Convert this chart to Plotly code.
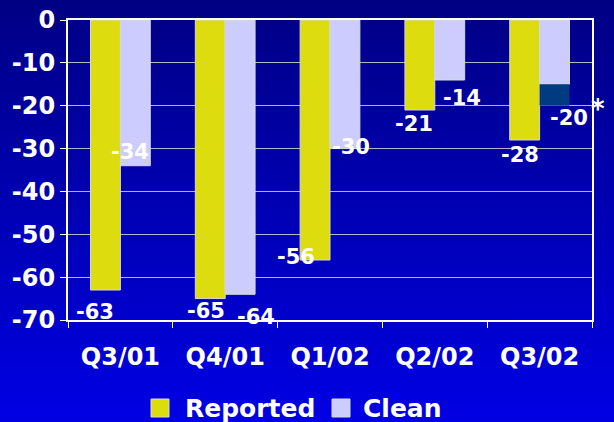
import base64
import plotly.graph_objects as go

# ---- data ----
quarters = ["Q3/01", "Q4/01", "Q1/02", "Q2/02", "Q3/02"]
reported = [-63, -65, -56, -21, -28]
clean_base = [-34, -64, -30, -14, -15]
clean_oneoff = [0, 0, 0, 0, -5]
y_ticks = [0, -10, -20, -30, -40, -50, -60, -70]
series_names = ["Reported", "Clean"]

clean_total = [a + b for a, b in zip(clean_base, clean_oneoff)]

# ---- label nudges (px) ----
rep_dx = [-10, -4, -19, -6, -5]
rep_dy = [22, 12, -3, 14, 15]
cln_dx = [-5, 16, 6, 12, 14]
cln_dy = [-14, 23, -2, 18, 12]

YELLOW = "#dcdc0f"
LAVENDER = "#ccccff"
NAVY = "#003a80"
EDGE = "#d8d8d8"
FONT = "DejaVu Sans"

W, H = 614, 422
L, R, T, B = 68, 22, 20, 102
pw, ph = W - L - R, H - T - B


def px_x(p):
    return (p - L) / pw


def px_y(p):
    return (T + ph - p) / ph


fig = go.Figure()
fig.add_trace(go.Bar(name="Reported", x=quarters, y=reported, offsetgroup="r",
                     marker=dict(color=YELLOW, line=dict(color=EDGE, width=1))))
fig.add_trace(go.Bar(name="Clean", x=quarters, y=clean_base, offsetgroup="c",
                     marker=dict(color=LAVENDER, line=dict(color=EDGE, width=1))))
fig.add_trace(go.Bar(name="One-off", x=quarters, y=clean_oneoff, offsetgroup="c",
                     marker=dict(color=NAVY, line=dict(color=EDGE, width=0))))

annotations = []
for i, q in enumerate(quarters):
    annotations.append(dict(x=q, y=reported[i], xref="x", yref="y", text=str(reported[i]),
                            showarrow=False, xshift=-15 + rep_dx[i], yshift=-rep_dy[i],
                            font=dict(family=FONT, size=21, color="white", weight="bold")))
    annotations.append(dict(x=q, y=clean_total[i], xref="x", yref="y", text=str(clean_total[i]),
                            showarrow=False, xshift=15 + cln_dx[i], yshift=-cln_dy[i],
                            font=dict(family=FONT, size=21, color="white", weight="bold")))
annotations.append(dict(x=px_x(607), y=-20.8, xref="paper", yref="y", text="*", showarrow=False,
                        font=dict(family=FONT, size=26, color="white", weight="bold")))

# ---- legend (drawn manually for large square keys) ----
shapes = []
legend_keys = [(YELLOW, 151, 183), (LAVENDER, 332, 361)]
for name, (col, sq_x, tx_x) in zip(series_names, legend_keys):
    shapes.append(dict(type="rect", xref="paper", yref="paper",
                       x0=px_x(sq_x), x1=px_x(sq_x + 18), y0=px_y(399), y1=px_y(417),
                       fillcolor=col, line=dict(color=EDGE, width=1)))
    annotations.append(dict(x=px_x(tx_x), y=px_y(408), xref="paper", yref="paper",
                            xanchor="left", yanchor="middle", text=name, showarrow=False,
                            font=dict(family=FONT, size=25, color="white", weight="bold")))

svg = ('<svg xmlns="http://www.w3.org/2000/svg" width="614" height="422">'
       '<defs><linearGradient id="g" x1="0" y1="0" x2="0" y2="1">'
       '<stop offset="0" stop-color="#000084"/><stop offset="1" stop-color="#0000e4"/>'
       '</linearGradient></defs><rect width="614" height="422" fill="url(#g)"/></svg>')
src = "data:image/svg+xml;base64," + base64.b64encode(svg.encode()).decode()

fig.update_layout(
    width=W, height=H,
    margin=dict(l=L, r=R, t=T, b=B, autoexpand=False),
    barmode="relative",
    bargap=0.43, bargroupgap=0,
    paper_bgcolor="#0000b0",
    plot_bgcolor="rgba(0,0,0,0)",
    images=[dict(source=src, xref="paper", yref="paper", x=-L / pw, y=1 + T / ph,
                 sizex=W / pw, sizey=H / ph, sizing="stretch", layer="below",
                 xanchor="left", yanchor="top")],
    annotations=annotations,
    shapes=shapes,
    showlegend=False,
    font=dict(family=FONT, color="white"),
)
fig.update_xaxes(showline=True, linecolor="white", linewidth=2, mirror=True,
                 ticks="outside", tickson="boundaries", ticklen=6, tickcolor="white",
                 ticklabelstandoff=14,
                 tickfont=dict(family=FONT, size=24, color="white", weight="bold"),
                 showgrid=False, automargin=False)
fig.update_yaxes(range=[-70, 0], tickvals=y_ticks, ticktext=[str(v) for v in y_ticks],
                 showline=True, linecolor="white", linewidth=2, mirror=True,
                 ticks="outside", ticklen=6, tickcolor="white",
                 showgrid=True, gridcolor="#b4b4c8", gridwidth=1, zeroline=False,
                 automargin=False,
                 tickfont=dict(family=FONT, size=24, color="white", weight="bold"))

fig.write_html("out.html", config={"displayModeBar": False},
               post_script="document.body.style.margin='0';document.body.style.background='#0000b0';")
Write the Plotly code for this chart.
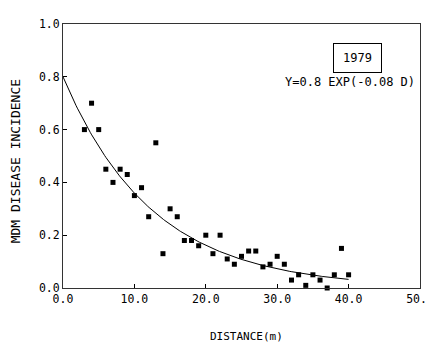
import numpy as np
import plotly.graph_objects as go

distance = [3, 4, 5, 6, 7, 8, 9, 10, 11, 12, 13, 14, 15, 16, 17, 18, 19, 20,
            21, 22, 23, 24, 25, 26, 27, 28, 29, 30, 31, 32, 33, 34, 35, 36,
            37, 38, 39, 40]
incidence = [0.60, 0.70, 0.60, 0.45, 0.40, 0.45, 0.43, 0.35, 0.38, 0.27, 0.55,
             0.13, 0.30, 0.27, 0.18, 0.18, 0.16, 0.20, 0.13, 0.20, 0.11, 0.09,
             0.12, 0.14, 0.14, 0.08, 0.09, 0.12, 0.09, 0.03, 0.05, 0.01, 0.05,
             0.03, 0.00, 0.05, 0.15, 0.05]

fit_a = 0.8
fit_b = 0.08
fit_x = np.linspace(0, 40, 200)
fit_y = fit_a * np.exp(-fit_b * fit_x)

x_ticks = [0, 10, 20, 30, 40, 50]
x_tick_labels = ["0.0", "10.0", "20.0", "30.0", "40.0", "50.0"]
y_ticks = [0, 0.2, 0.4, 0.6, 0.8, 1.0]
y_tick_labels = ["0.0", "0.2", "0.4", "0.6", "0.8", "1.0"]

FONT = "DejaVu Sans Mono"

fig = go.Figure()
fig.add_trace(go.Scatter(x=fit_x, y=fit_y, mode="lines",
                         line=dict(color="black", width=1), hoverinfo="skip"))
fig.add_trace(go.Scatter(x=distance, y=incidence, mode="markers",
                         marker=dict(symbol="square", size=5, color="black"),
                         cliponaxis=False))

fig.update_layout(
    width=434, height=336,
    margin=dict(l=55, r=22, t=16, b=56),
    paper_bgcolor="white", plot_bgcolor="white",
    showlegend=False,
    font=dict(family=FONT, size=12, color="black"),
    xaxis=dict(range=[0, 50], tickvals=x_ticks, ticktext=x_tick_labels,
               ticks="inside", ticklen=4, tickcolor="black",
               automargin=False, ticklabeloverflow="allow",
               showline=True, linecolor="#333", linewidth=1, mirror=True,
               showgrid=False, zeroline=False,
               tickfont=dict(family=FONT, size=11.5)),
    yaxis=dict(range=[0, 1.0], tickvals=y_ticks, ticktext=y_tick_labels,
               ticks="inside", ticklen=4, tickcolor="black",
               automargin=False,
               showline=True, linecolor="#333", linewidth=1, mirror=True,
               showgrid=False, zeroline=False,
               tickfont=dict(family=FONT, size=11.5)),
    annotations=[
        dict(text="DISTANCE(m)", xref="paper", yref="paper", x=0.5, y=0,
             xshift=5, yshift=-48, showarrow=False, xanchor="center",
             yanchor="middle", font=dict(family=FONT, size=11)),
        dict(text="MDM DISEASE INCIDENCE", xref="paper", yref="paper",
             x=0, y=0.48, xshift=-48, textangle=-90, showarrow=False,
             xanchor="center", yanchor="middle",
             font=dict(family=FONT, size=13)),
        dict(text="1979", xref="x", yref="y", x=41.3, y=0.871,
             showarrow=False, xanchor="center", yanchor="middle",
             width=47, height=28, borderpad=0,
             font=dict(family=FONT, size=12),
             bordercolor="black", borderwidth=1,
             bgcolor="white"),
        dict(text="Y=0.8 EXP(-0.08 D)", xref="paper", yref="y", x=1.0,
             xshift=-3, y=0.78, showarrow=False, xanchor="right",
             yanchor="middle", font=dict(family=FONT, size=12)),
    ],
)

fig.write_html("out.html")
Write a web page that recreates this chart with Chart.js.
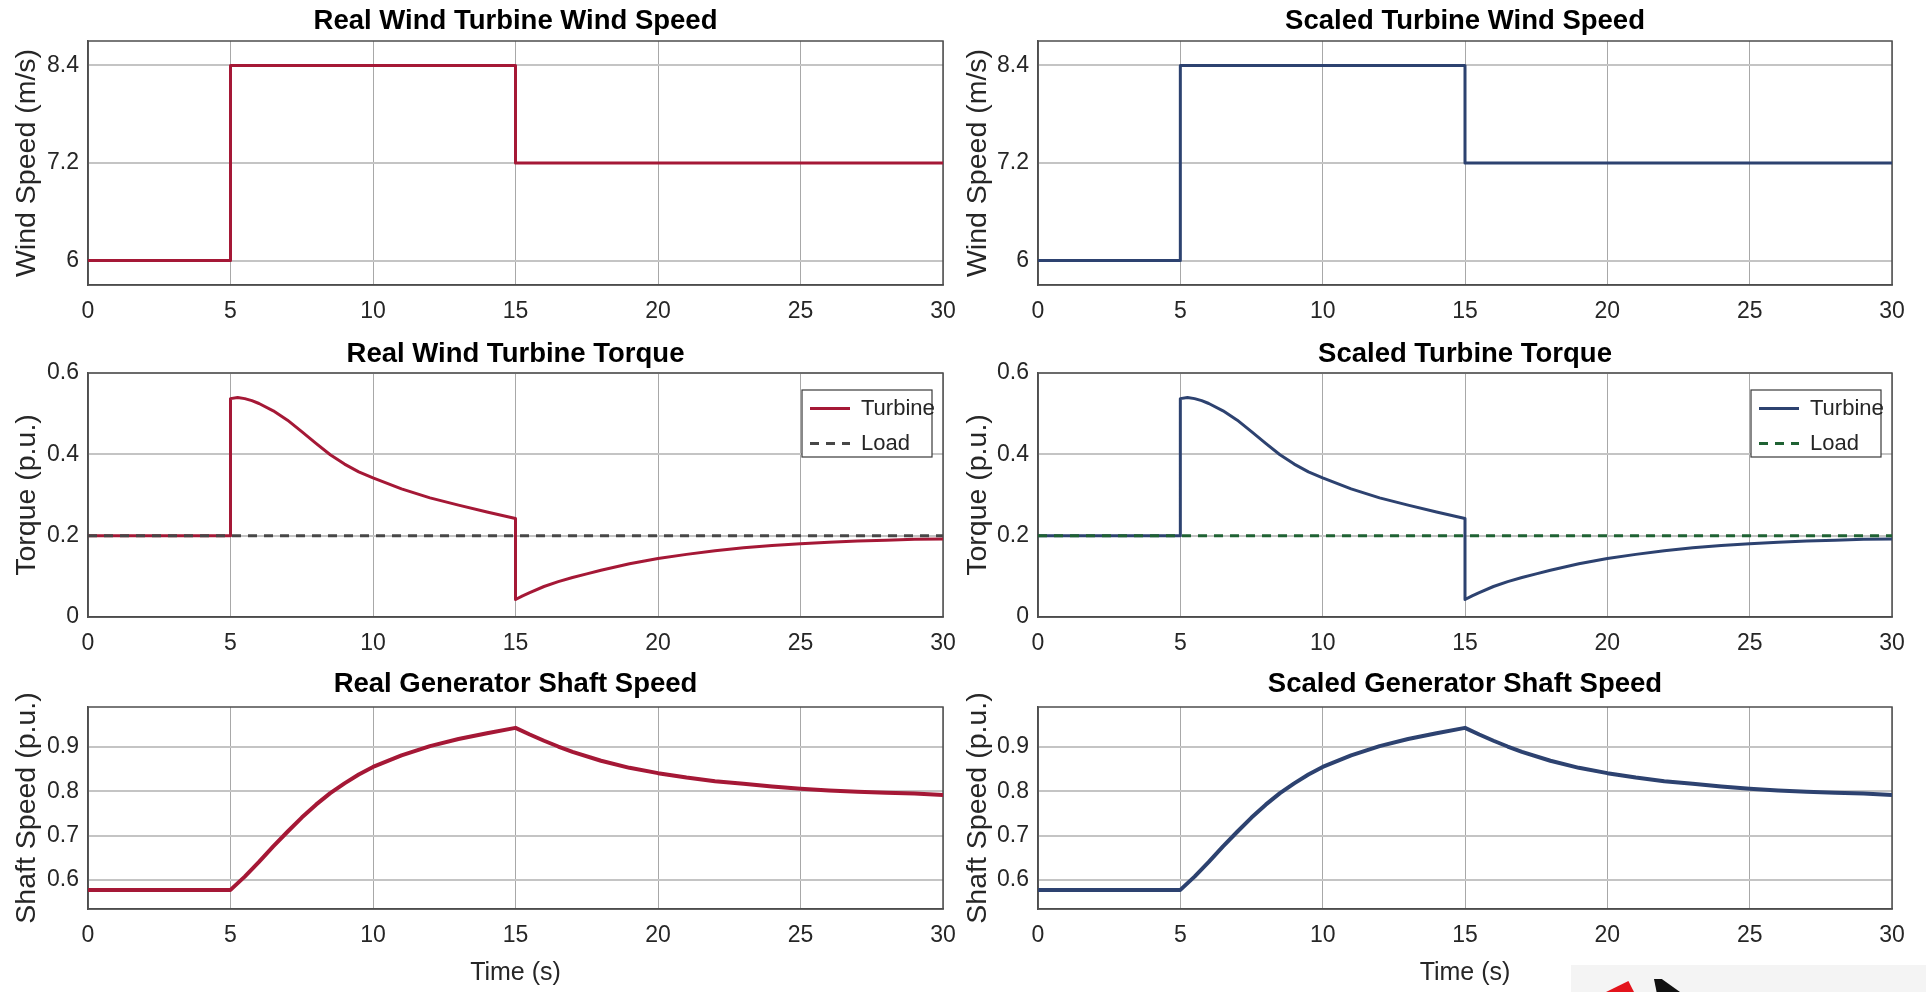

*****

INSTRUCTIONS FOR THE TASK:
Reproduce exactly the run of lines that opens the listing and closes with the line holding "marker=dict(color=NAVY, line=dict(color=EDGE, width=0))))". Pictures are excluded.

ANSWER IN FULL:
Convert this chart to Plotly code.
import base64
import plotly.graph_objects as go

# ---- data ----
quarters = ["Q3/01", "Q4/01", "Q1/02", "Q2/02", "Q3/02"]
reported = [-63, -65, -56, -21, -28]
clean_base = [-34, -64, -30, -14, -15]
clean_oneoff = [0, 0, 0, 0, -5]
y_ticks = [0, -10, -20, -30, -40, -50, -60, -70]
series_names = ["Reported", "Clean"]

clean_total = [a + b for a, b in zip(clean_base, clean_oneoff)]

# ---- label nudges (px) ----
rep_dx = [-10, -4, -19, -6, -5]
rep_dy = [22, 12, -3, 14, 15]
cln_dx = [-5, 16, 6, 12, 14]
cln_dy = [-14, 23, -2, 18, 12]

YELLOW = "#dcdc0f"
LAVENDER = "#ccccff"
NAVY = "#003a80"
EDGE = "#d8d8d8"
FONT = "DejaVu Sans"

W, H = 614, 422
L, R, T, B = 68, 22, 20, 102
pw, ph = W - L - R, H - T - B


def px_x(p):
    return (p - L) / pw


def px_y(p):
    return (T + ph - p) / ph


fig = go.Figure()
fig.add_trace(go.Bar(name="Reported", x=quarters, y=reported, offsetgroup="r",
                     marker=dict(color=YELLOW, line=dict(color=EDGE, width=1))))
fig.add_trace(go.Bar(name="Clean", x=quarters, y=clean_base, offsetgroup="c",
                     marker=dict(color=LAVENDER, line=dict(color=EDGE, width=1))))
fig.add_trace(go.Bar(name="One-off", x=quarters, y=clean_oneoff, offsetgroup="c",
                     marker=dict(color=NAVY, line=dict(color=EDGE, width=0))))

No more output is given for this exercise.